Victorian-based horseman Peter Moody made the shock decision last week to withdraw his stable star Black Caviar just one run into her Brisbane Winter Carnival campaign in favour of longer spell ahead of her highly-spruiked spring preparation.
Bel Esprit mare Black Caviar drew a capacity crowd of screaming fans to Doomben on May 14 for her Queensland debut that saw the four-year-old crush a quality field or rivals for the 13th time in a row.
Black Caviar’s BTC Cup success was also her sixth elite level win, the queen of the turf smashing a plethora of records along the way.
Set to start the raging favourite for the Group 1 Doomben 10,000 (1350m) this Saturday, Moody announced his golden girl would instead be sent to the paddock.
While the action of the Brisbane Carnival continues in the sunshine state, already many have turned their attention to the impending spring season and when and where Black Caviar will next race.
The next start for the ‘Black Flash’ will be monumental as the current people’s champion attempts to equal the 14 race winning streak of a past great, the mighty Phar Lap.
Moody is keeping a tight lid on his spring plans for Caviar leaving followers to debate whether she will be restricted to the sprints or even be sent overseas for an overseas crusade.
Last year Black Caviar ran first-up in the Group 2 Schillaci Stakes (1000m) and at that stage was unbeaten in five.
She extended that to six with ease in the Schillaci, which was her third Group win on the trot.
This year a run in the Schillaci Stakes looks unlikely, with just $200,000 in prize money on offer.
It was a relatively short spring prep for Caviar last year, her other runs and wins being in the Group 2 Schweppes Stakes (1200m) at Moonee Valley and of course her emphatic four-length success in the Group 1 Patinack Farm Classic (1200m) – her maiden Group 1 victory.
The 2011 Patinack Farm Classic is almost a given for Black Caviar to defend her title in this spring.
Not only has the prize money for the Emirates Stakes Day sprint feature risen to a lucrative $1 million, but the possibility of international raiders including Sunday’s Krisflyer Sprint winner Rocket Man travelling down under for a stint at the $600,000 Global Sprint Challenge bonus attached to the Patinack Classic makes this an unmissable challenge for her.
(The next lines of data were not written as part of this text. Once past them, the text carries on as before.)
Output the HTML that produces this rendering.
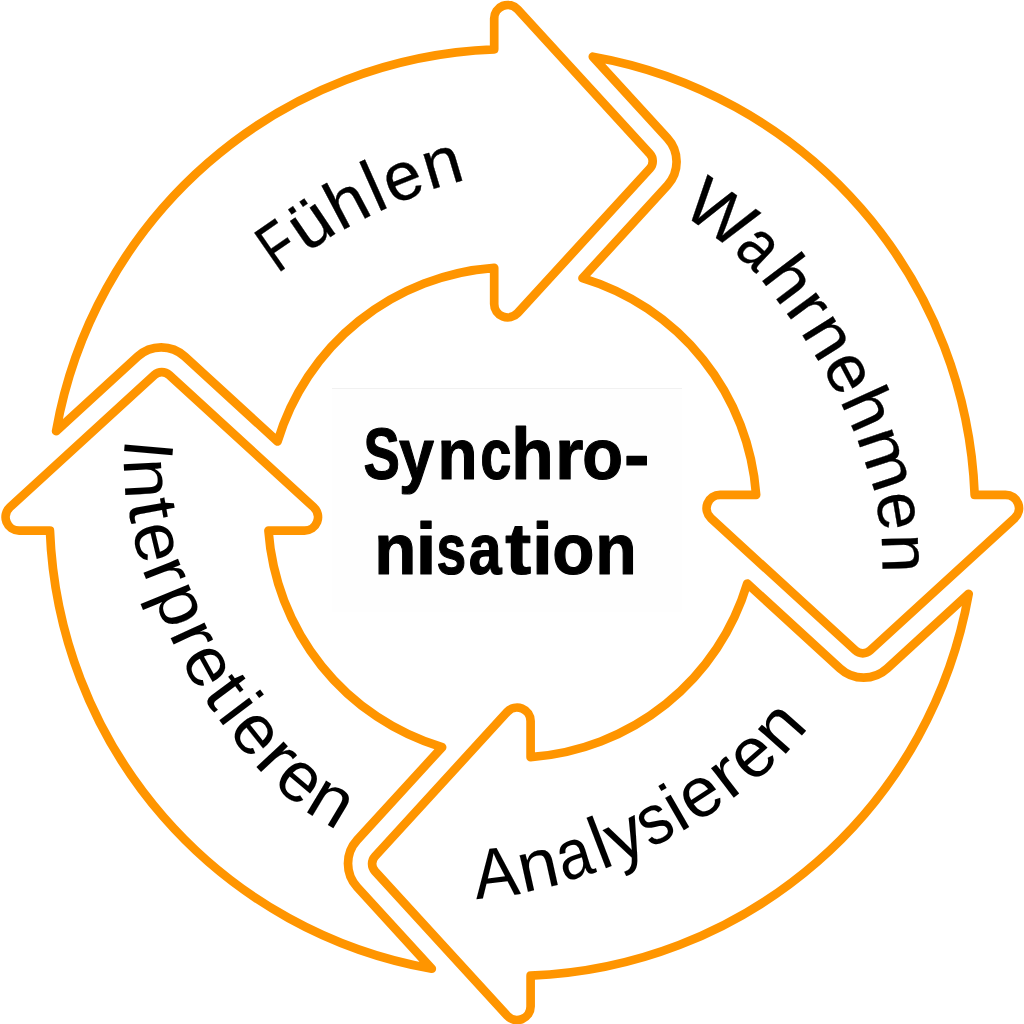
<!DOCTYPE html>
<html lang="de">
<head>
<meta charset="utf-8">
<title>Synchronisation</title>
<style>
html,body{margin:0;padding:0;background:#fff;}
body{width:1024px;height:1024px;overflow:hidden;font-family:"Liberation Sans",sans-serif;}
svg{display:block;}
text{font-family:"Liberation Sans",sans-serif;fill:#000;}
.arrow{fill:#fff;stroke:#FF9500;stroke-width:8.70;stroke-linejoin:round;stroke-linecap:round;}
.lbl text{text-anchor:middle;stroke:#000;stroke-linejoin:round;}
.ctr text{font-weight:bold;text-anchor:start;}
</style>
</head>
<body>
<svg width="1024" height="1024" viewBox="0 0 1024 1024">
<defs>
<path id="arrow" d="M56.11 431.18 A463.00 463.00 0 0 1 494.20 49.34 L494.20 18.50 A13.50 13.50 0 0 1 517.66 9.39 L649.81 153.77 A11.00 11.00 0 0 1 649.81 168.63 L517.66 313.01 A13.50 13.50 0 0 1 494.20 303.90 L494.20 267.85 A244.80 244.80 0 0 0 277.57 441.50 L184.76 356.56 A34.90 34.90 0 0 0 137.64 356.56 Z"/>
</defs>
<rect x="0" y="0" width="1024" height="1024" fill="#fff"/>
<rect x="332" y="388" width="350" height="224" fill="#fefefe"/>
<rect x="332" y="388" width="350" height="1" fill="#f1f1f1"/>
<g id="arrows">
<use href="#arrow" class="arrow" transform="translate(0 0) rotate(0 512 512)"/>
<use href="#arrow" class="arrow" transform="translate(0 0.6) rotate(90 512 512)"/>
<use href="#arrow" class="arrow" transform="translate(0.8 1) rotate(180 512 512)"/>
<use href="#arrow" class="arrow" transform="translate(0.6 0.8) rotate(270 512 512)"/>
</g>
<g class="lbl" id="fuehlen" font-size="68" stroke-width="0.3">
<text transform="translate(290.48 264.71) rotate(-34.73) scale(0.760 1.000)">F</text>
<text transform="translate(322.54 242.32) rotate(-34.25) scale(1.050 1.000)">ü</text>
<text transform="translate(357.42 222.46) rotate(-27.73) scale(1.020 1.000)">h</text>
<text transform="translate(383.94 209.35) rotate(-24.12) scale(1.000 1.080)">l</text>
<text transform="translate(410.17 198.15) rotate(-21.90) scale(1.000 1.000)">e</text>
<text transform="translate(448.00 184.80) rotate(-16.51) scale(1.030 1.000)">n</text>
</g>
<g class="lbl" id="wahr" font-size="68" stroke-width="0.3">
<text transform="translate(707.01 231.61) rotate(35.80) scale(1.040 1.000)">W</text>
<text transform="translate(744.47 262.43) rotate(43.81) scale(0.874 1.000)">a</text>
<text transform="translate(771.21 292.64) rotate(52.77) scale(1.020 1.000)">h</text>
<text transform="translate(791.29 319.90) rotate(53.91) scale(1.100 1.000)">r</text>
<text transform="translate(810.32 347.91) rotate(57.86) scale(1.030 1.000)">n</text>
<text transform="translate(830.21 382.18) rotate(61.85) scale(1.000 1.000)">e</text>
<text transform="translate(847.73 417.72) rotate(65.68) scale(1.020 1.000)">h</text>
<text transform="translate(866.19 465.56) rotate(71.63) scale(1.100 1.000)">m</text>
<text transform="translate(878.42 514.24) rotate(80.45) scale(1.000 1.000)">e</text>
<text transform="translate(882.30 553.65) rotate(88.51) scale(1.030 1.000)">n</text>
</g>
<g class="lbl" id="anal" font-size="70.5" stroke-width="0.05">
<text transform="translate(498.62 896.59) rotate(-6.87) scale(0.960 1.000)">A</text>
<text transform="translate(542.63 888.38) rotate(-12.60) scale(1.030 1.000)">n</text>
<text transform="translate(580.63 876.87) rotate(-17.00) scale(0.883 1.000)">a</text>
<text transform="translate(608.72 867.18) rotate(-20.95) scale(1.000 1.060)">l</text>
<text transform="translate(634.17 856.34) rotate(-25.06) scale(1.020 1.000)">y</text>
<text transform="translate(664.68 840.83) rotate(-28.53) scale(0.900 1.000)">s</text>
<text transform="translate(686.61 828.52) rotate(-29.95) scale(1.000 1.000)">i</text>
<text transform="translate(711.77 813.13) rotate(-33.12) scale(1.000 1.000)">e</text>
<text transform="translate(739.79 793.27) rotate(-37.44) scale(1.100 1.000)">r</text>
<text transform="translate(766.42 771.57) rotate(-41.21) scale(1.000 1.000)">e</text>
<text transform="translate(795.96 742.46) rotate(-48.45) scale(1.030 1.000)">n</text>
</g>
<g class="lbl" id="interp" font-size="70.5" stroke-width="0.05">
<text transform="translate(124.51 447.83) rotate(94.97) scale(1.000 1.000)">I</text>
<text transform="translate(124.43 479.35) rotate(87.10) scale(1.030 1.000)">n</text>
<text transform="translate(129.41 513.88) rotate(79.93) scale(1.120 1.000)">t</text>
<text transform="translate(136.08 547.03) rotate(76.49) scale(1.000 1.000)">e</text>
<text transform="translate(146.31 579.83) rotate(68.33) scale(1.100 1.000)">r</text>
<text transform="translate(159.92 612.59) rotate(67.61) scale(1.030 1.000)">p</text>
<text transform="translate(174.08 645.13) rotate(64.98) scale(1.100 1.000)">r</text>
<text transform="translate(189.51 675.85) rotate(61.01) scale(1.000 1.000)">e</text>
<text transform="translate(207.72 704.31) rotate(53.13) scale(1.120 1.000)">t</text>
<text transform="translate(221.13 722.87) rotate(53.05) scale(1.000 1.000)">i</text>
<text transform="translate(239.16 746.24) rotate(51.41) scale(1.000 1.000)">e</text>
<text transform="translate(261.48 772.39) rotate(47.07) scale(1.100 1.000)">r</text>
<text transform="translate(286.33 796.13) rotate(40.23) scale(1.000 1.000)">e</text>
<text transform="translate(320.02 820.33) rotate(30.93) scale(1.030 1.000)">n</text>
</g>
<g class="ctr" font-size="73" stroke="#000" stroke-width="1.2" stroke-linejoin="round">
<text transform="translate(363.58 478.60) scale(0.748 1)">S</text>
<text transform="translate(399.03 478.60) scale(0.862 1)">y</text>
<text transform="translate(437.47 478.60) scale(0.898 1)">n</text>
<text transform="translate(480.17 478.60) scale(0.769 1)">c</text>
<text transform="translate(511.32 478.60) scale(0.951 1)">h</text>
<text transform="translate(554.89 478.60) scale(1.000 1)">r</text>
<text transform="translate(582.34 478.60) scale(0.915 1)">o</text>
<text transform="translate(623.89 478.60) scale(1.046 1)">-</text>
<text transform="translate(374.13 574.10) scale(0.944 1)">n</text>
<text transform="translate(415.73 574.10) scale(1.016 1)">i</text>
<text transform="translate(436.56 574.10) scale(0.731 1)">s</text>
<text transform="translate(468.75 574.10) scale(0.810 1)">a</text>
<text transform="translate(505.29 574.10) scale(1.066 1)">t</text>
<text transform="translate(531.99 574.10) scale(1.025 1)">i</text>
<text transform="translate(552.27 574.10) scale(0.945 1)">o</text>
<text transform="translate(595.18 574.10) scale(0.930 1)">n</text>
</g>
</svg>
</body>
</html>
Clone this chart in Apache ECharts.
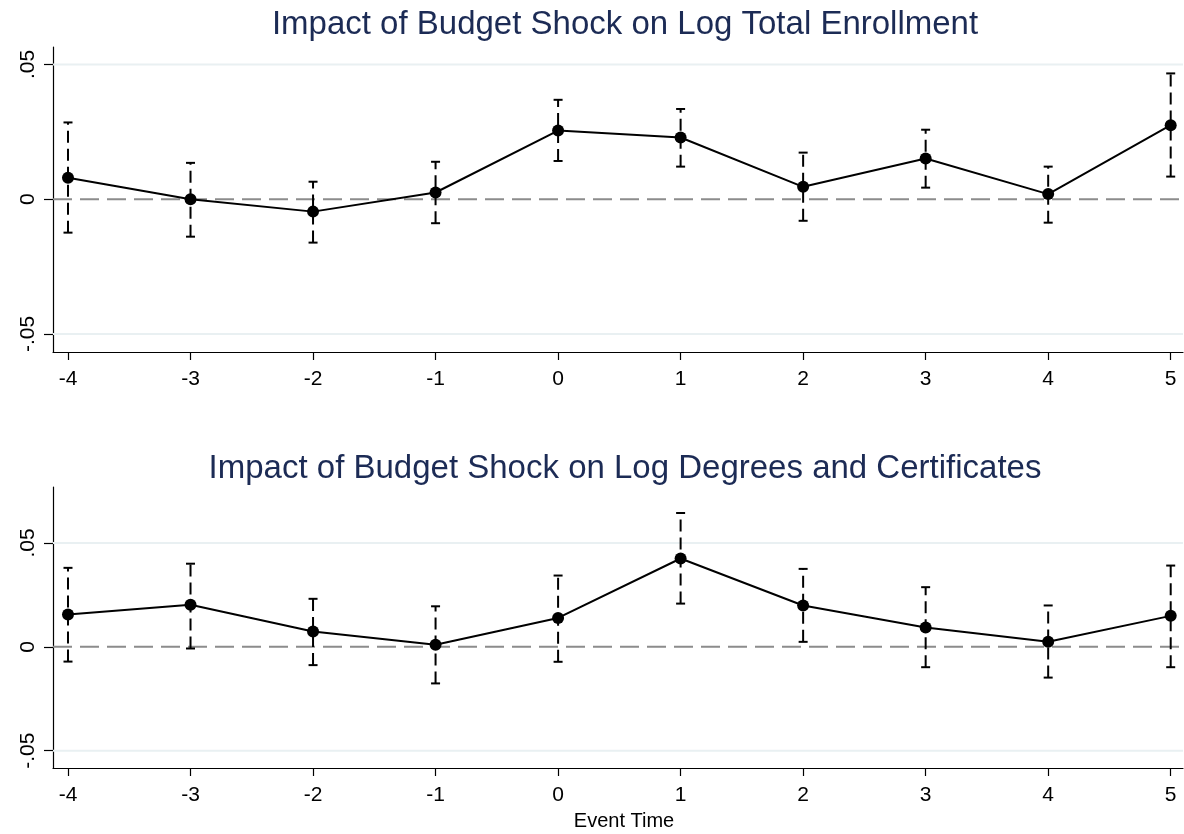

“It’s a logical target, given she won the race last year and the extra money makes it an even more logical target,” Moody said of Patinack Farm Classic for Black Caviar.
The Victoria Racing Club’s chief executive Dale Monteith is preparing to take full advantage of Black Caviar mania in the spring, capitalising on the mare’s amazing ability to draw a full house of fans wherever she races.
“We believe the increase in prize money for the Patinack Farm Classic and the bonus will result in the world’s best sprinters coming to Melbourne to take on Black Caviar,” Monteith said.
In her inaugural year of racing, 2009, Black Caviar broke her Group maiden taking out the Group 2 Danehill Stakes (1200m) at Flemington in early September.
With connections hinting that she will be ready to return and dominate the headlines again in September this year, the Danehill Stakes running on September 3, could make the ideal first-up run for Black Caviar.
“She’ll probably have four to six weeks (in the spelling paddock),” Moody said.
“She’ll be ready to go in September.”
If Moody doesn’t bring her back until the end of September, the Group 1 Manikato Stakes (1200m) at Moonee Valley on September 23 would be her likely return to the turf.
Last year’s Manikato Stakes was the opening Group 1 win for John McNair’s hulking sprinter Hay List.
Considered Australia’s second best horse behind Black Caviar, Hay List has faced the number one thoroughbred four times for four defeats to date.
Moody also commented on rumours that he would head overseas this year with Black Caviar.
“It’s never been on my radar, all I’ve said is that Hong Kong would be the first possible option,” he said.
“You’ve got races like the Orr and the Futurity and the Ryder and the Queen Of The Turf in the autumn next year.
“If she goes to Hong Kong, we probably lose the opportunity to run in those.
“Do we go to Hong Kong and forsake three or four Australian Group One races in the autumn next year?
“Or do we just stay at home and do the easy thing?
“There’s just so many options here and have a look at what she’s doing for Australian racing.
“I don’t think you’ll see the 20,000 that were at Doomben sit up late at night and watch her on TV on the other side of the world.”
Truth is, they probably would, but fans will just be thankful they won’t have to.